The biggest issue with The Black Cauldron, however, is its lack of a full narrative arc. The story here plays like one massive middle act lacking an interesting beginning or a wholly satisfying end. We are immediately thrust into Taran’s tale, see Hen Wen disappear within 15 minutes, and spend far too much time trying to traverse the rotting parapets of the Horned King’s castle. There’s also an overlong sequence involving three witches that’s meanders more than really meaning anything.  You can tell that things were tampered with. Huge chunks seem to be missing, entire explanations and contextual stepping stones that are needed to make sense of the symbolism. In fact, you would never even recognize the Welsh mythology used as a foundation for this fable.


Not even this latest DVD release (notice - no Blu-ray version) addresses the missing material.

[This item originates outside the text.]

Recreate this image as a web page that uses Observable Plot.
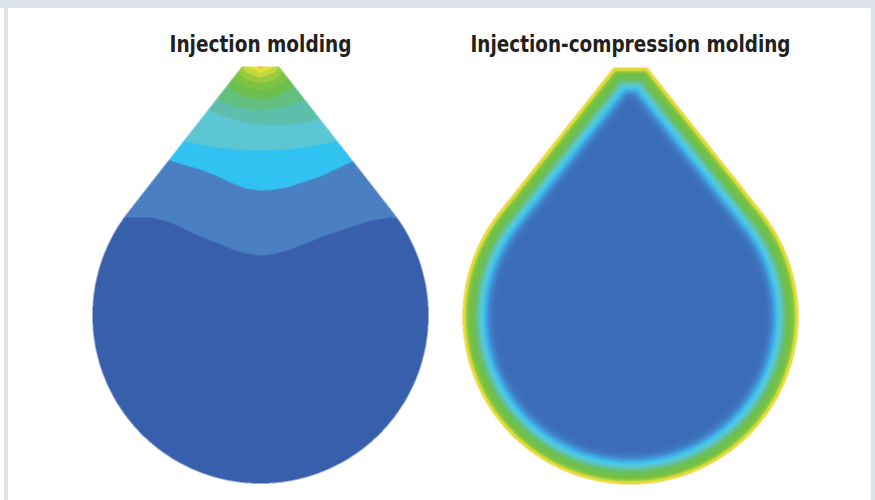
<!DOCTYPE html>
<html><head><meta charset="utf-8">
<script src="https://cdn.jsdelivr.net/npm/d3@7"></script>
<script src="https://cdn.jsdelivr.net/npm/@observablehq/plot@0.6"></script>
<style>
html,body{margin:0;padding:0;background:#fff;}
#wrap{position:relative;width:875px;height:500px;overflow:hidden;background:#fff;}
#wrap svg{position:absolute;top:0;}
.frame{position:absolute;background:#dce3ea;}
</style></head><body>
<div id="wrap"></div>
<script>
// ---- titles ----
const titles = ["Injection molding", "Injection-compression molding"];
const titleWidths = [182, 320];

// ---- left panel: filled contour bands (gate -> far field) ----
const bandColors = ["#f0a93a", "#e5e236", "#c2d940", "#9acb3f", "#7cc344", "#6cbf4f",
                    "#63bf80", "#5dbfab", "#5cc6d3", "#30c3f1", "#4a7fc1", "#385fac"];
const bandXs = [90, 120, 150, 170, 185, 200, 215, 230, 245, 260, 275, 290, 305, 320, 335, 350, 370, 390, 410, 430];
const b0  = [0, 0, 0, 0, 0, 0, 0, 0, 60, 68, 60, 0, 0, 0, 0, 0, 0, 0, 0, 0];
const b1  = [0, 0, 0, 0, 0, 0, 0, 20, 66, 72, 66, 20, 0, 0, 0, 0, 0, 0, 0, 0];
const b2  = [0, 0, 0, 0, 0, 0, 0, 40, 72, 77, 72, 40, 0, 0, 0, 0, 0, 0, 0, 0];
const b3  = [0, 0, 0, 0, 0, 0, 10, 64, 79, 83, 79, 64, 10, 0, 0, 0, 0, 0, 0, 0];
const b4  = [0, 0, 0, 0, 0, 0, 20, 76.5, 87, 90, 87, 76.5, 20, 0, 0, 0, 0, 0, 0, 0];
const b5  = [0, 0, 0, 0, 0, 40, 69, 88.7, 96.6, 99, 96.6, 88.7, 69, 40, 0, 0, 0, 0, 0, 0];
const b6  = [0, 0, 30, 60, 78, 90, 98, 104.5, 108.5, 110, 108.5, 104.5, 98, 90, 78, 60, 30, 0, 0, 0];
const b7  = [40, 50, 60, 78, 95, 105, 113, 118, 122, 124, 125, 124, 122, 118, 113, 105, 95, 78, 60, 40];
const b8  = [100, 113, 125, 134, 141, 144, 146.5, 148.5, 149.5, 150, 149.5, 148.5, 146.5, 144, 141, 134, 125, 113, 100, 100];
const b9  = [125, 140, 152, 160, 165, 169, 175, 182, 188, 190, 189, 186, 181, 176, 169, 162, 155, 148, 138, 125];
const b10 = [215, 217, 217, 222, 229, 236, 242, 248, 253, 255, 253.5, 249, 243, 237, 232, 227, 220, 217, 220, 215];
const bandBoundaries = [b0, b1, b2, b3, b4, b5, b6, b7, b8, b9, b10];

// ---- right panel: colour by distance from the cavity wall ----
const wallDist   = [0, 1.5, 3, 4.5, 7, 12, 15.5, 18.5, 21, 23.5, 27, 31, 36];
const wallColors = ["#f2c83a", "#f0e236", "#c6da40", "#8cc73f", "#74c145", "#6cbf55",
                    "#60c2a6", "#5cc8d6", "#3ec6f1", "#40a8e2", "#4184cb", "#3d72bc", "#3b6cb7"];

// ---- teardrop cavities ----
const drops = [
  {cx: 260, cy: 315, r: 168, top: 66, half: 18.5},
  {cx: 630, cy: 316, r: 168, top: 67, half: 17}
];
const titleBaseline = 51;

function signedDist({cx, cy, r, top, half}) {
  const px = -half, py = top - cy;
  const d = Math.hypot(px, py);
  const phi = Math.atan2(py, px), beta = Math.acos(r / d);
  const A = [phi + beta, phi - beta].map(a => [r * Math.cos(a), r * Math.sin(a)]);
  const T = A[0][0] < A[1][0] ? A[0] : A[1];
  let nx = -(T[1] - py), ny = T[0] - px;
  const nl = Math.hypot(nx, ny); nx /= nl; ny /= nl;
  if ((0 - px) * nx + (0 - py) * ny < 0) { nx = -nx; ny = -ny; }
  const sinT = T[1] / r;
  return (x, y) => {
    const X = x - cx, Y = y - cy;
    const dl = (X - px) * nx + (Y - py) * ny;
    const dr = (-X - px) * nx + (Y - py) * ny;
    const dt = Y - py;
    let s = Math.min(dl, dr, dt);
    const rho = Math.hypot(X, Y);
    if (rho > 0 && Y / rho >= sinT) s = Math.min(s, r - rho);
    return s;
  };
}

function interp(xs, ys, x) {
  if (x <= xs[0]) return ys[0];
  for (let i = 1; i < xs.length; ++i) {
    if (x <= xs[i]) { const t = (x - xs[i - 1]) / (xs[i] - xs[i - 1]); return ys[i - 1] + t * (ys[i] - ys[i - 1]); }
  }
  return ys[ys.length - 1];
}

const sdL = signedDist(drops[0]);
const sdR = signedDist(drops[1]);
const leftField = (x, y) => {
  if (sdL(x, y) < 0) return NaN;
  let k = 0;
  for (const b of bandBoundaries) if (y > interp(bandXs, b, x)) k++;
  return k;
};
const rightField = (x, y) => { const s = sdR(x, y); return s >= 0 ? s : NaN; };

const font = "'Liberation Sans Narrow', 'Arial Narrow', 'DejaVu Sans Condensed', sans-serif";
const wrap = document.getElementById("wrap");

function titleMark(i) {
  return Plot.text([titles[i]], {
    x: drops[i].cx, y: titleBaseline, text: d => d, textAnchor: "middle", lineAnchor: "bottom",
    fontSize: 23, fontWeight: "bold", fontFamily: font, fill: "#231f20"
  });
}

const left = Plot.plot({
  width: 437, height: 500, margin: 0,
  style: {background: "transparent"},
  x: {domain: [0, 437], range: [0, 437], axis: null},
  y: {domain: [0, 500], range: [0, 500], axis: null},
  color: {type: "threshold", domain: bandColors.slice(1).map((_, i) => i + 0.5), range: bandColors},
  marks: [
    Plot.raster({fill: leftField, x1: 80, x2: 440, y1: 55, y2: 495, width: 720, height: 880, imageRendering: "auto"}),
    titleMark(0)
  ]
});
const right = Plot.plot({
  width: 438, height: 500, margin: 0,
  style: {background: "transparent"},
  x: {domain: [437, 875], range: [0, 438], axis: null},
  y: {domain: [0, 500], range: [0, 500], axis: null},
  color: {type: "linear", domain: wallDist, range: wallColors, clamp: true, interpolate: "rgb"},
  marks: [
    Plot.raster({fill: rightField, x1: 450, x2: 810, y1: 55, y2: 495, width: 720, height: 880, imageRendering: "auto"}),
    titleMark(1)
  ]
});
left.style.left = "0px";
right.style.left = "437px";
wrap.appendChild(left);
wrap.appendChild(right);
[left, right].forEach((svg, i) => {
  svg.querySelectorAll("text").forEach(t => {
    t.setAttribute("textLength", titleWidths[i]);
    t.setAttribute("lengthAdjust", "spacingAndGlyphs");
  });
});

// light grey page frame
[[0, 0, 875, 8], [4, 0, 4, 500], [871, 0, 4, 500]].forEach(([l, t, w, h]) => {
  const d = document.createElement("div");
  d.className = "frame";
  Object.assign(d.style, {left: l + "px", top: t + "px", width: w + "px", height: h + "px"});
  wrap.appendChild(d);
});
</script>
</body></html>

Instead, we get an obligatory deleted scene, half-finished and totally unnecessary to the plot, a photo gallery of concept art, some random kids games, and Disney previews. Instead of answering the lingering questions about the Black Cauldron‘s troubled history, the House of Mouse just puts out the product and presses on. Of course, there is no guarantee that the original version would be better, or even more bankable, than the failed, fractured take we have now. Somewhere inside this assortment of wins and losses, successes and stumbles, lies an otherwise entertaining effort. Again, The Black Cauldron is not a bad film. It’s just not a very fulfilling one.